第3話家族会議

「ジョージ先生から話は聞いた。

 俺に甲斐性がないせいだから仕方がないが、腹が立つ。

 娘ひとり嫁がせることができない自分自身に腹が立ち、忸怩たる思いがある」


 ヴィクトル義父上が、哀しそうな腹立たしそうな、何ともいえない表情をされていますが、これは仕方がない事です。

 義父上が悪いのではなく、時代が悪いとしか言いようがありません。


「これは義父上の問題ではありません。

 厄竜のせいです。

 厄竜が現れなければ、このような事にはなっていません。

 私たちはそれに合わせて生きていくしかありません」


「旦那様。

 ラナの言う通りです。

 私たちは今にあわせて生きていくしかありません。

 ラナの決断を認めてあげてください」


 母上が義父上を説得してくれています。

 マリア、ニコル、ダリアの三人の妹も、義弟のクリスティアンも、不安そうに私たちを見ています。

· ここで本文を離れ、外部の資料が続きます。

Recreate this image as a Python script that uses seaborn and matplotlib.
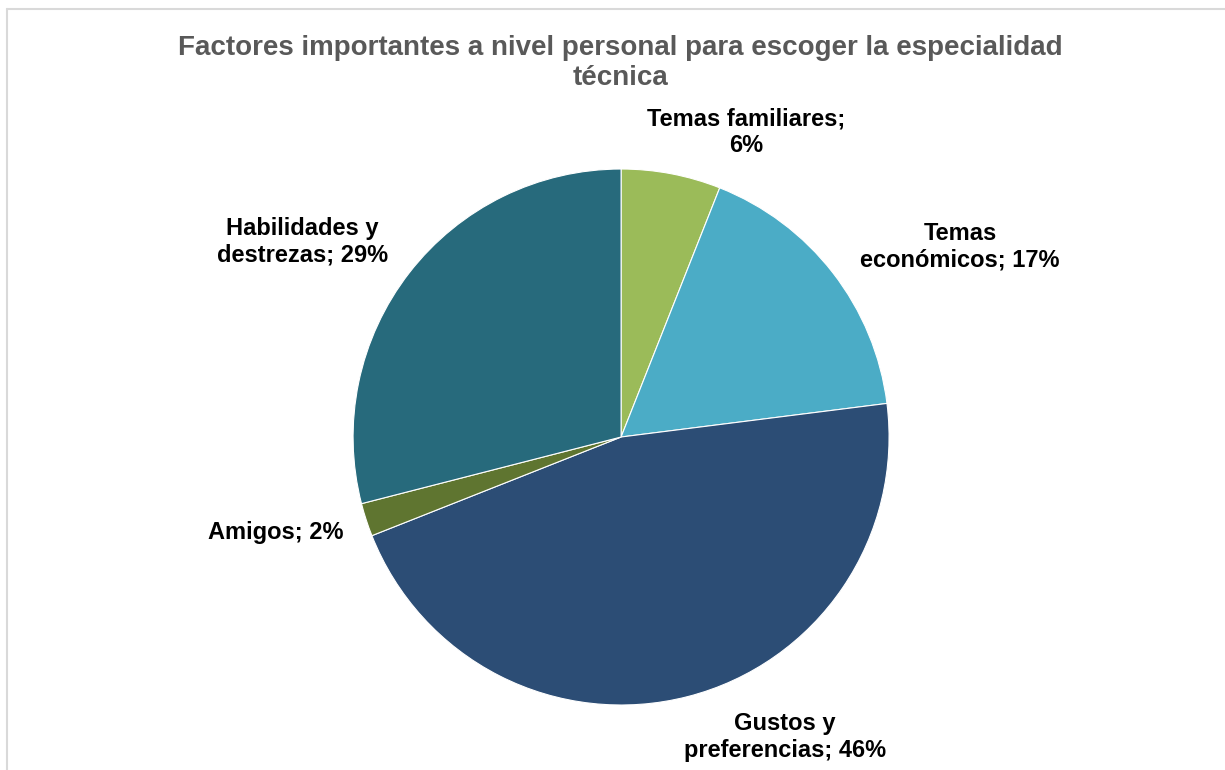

 下の子たちに心配させたいわけではありませんが、家族会議ですから、全員で話しあわないといけません。


「……もう婚約解消の話をしてしまった後だし。

 ラナの腕も冒険者には十分だ。

 信用信頼できるクランにあてがないというのならともかく、ゲイツクランからの入団許可まで取り付けている。

 しかもラナに相応しいパーティーまで紹介してくれるという。

 ふう。

 ビクトリアまで賛成だというのなら、これ以上反対もできんな」


「ありがとうございます、義父上」


「礼には及ばん。

 むしろ詫びねばならんのはこちらだ。

 親らしい事を何一つしてやれん。

 申し訳ない」


「ラナ姉上。

 本当にここを出て行ってしまわれるのですか?」


「ええ、私ももう十六歳です。

 一人前の大人として働かなければいけません。

 長女としての責任があるのですよ」


 妹も義弟も反対したいようですが、私の決意と、義父上と母上が賛成したことで、直接反対できなくなったようです。


「ラナ姉上。

 私、もっと内職を頑張ります。

 だから、だから姉上……」


「マリア。

 もう十分内職を頑張ってくれていますよ。

 ですがマリアもレイ徒士家の娘です。

 もう少し武芸の稽古も頑張ってください。

 いつまた厄竜が現れるか分かりません。

 その時には義父上は最前線で戦われるのです。

 クリスティアンはまだ幼いのです。

 マリアが家族を護らなければいけないのですよ」


「はい、ラナ姉上。

 明日から私も道場に通います」

「私も道場に通います」

「私もです」

「私ももっと鍛錬に励みます」


 マリアだけでなく、ニコルもダリアもクリスティアン真剣な顔をしています。

 ヴィクトル父上も、クリスティアンの実母であるルシヤさんも、厄竜が放つ病でしんでしまいました。

 父たちが冒険者時代に蓄えていた魔法薬もお金も、他の家族の治療で使い切ってしまっていました。

 厄竜が二度も現れなければ、全然違う世の中だったでしょうに。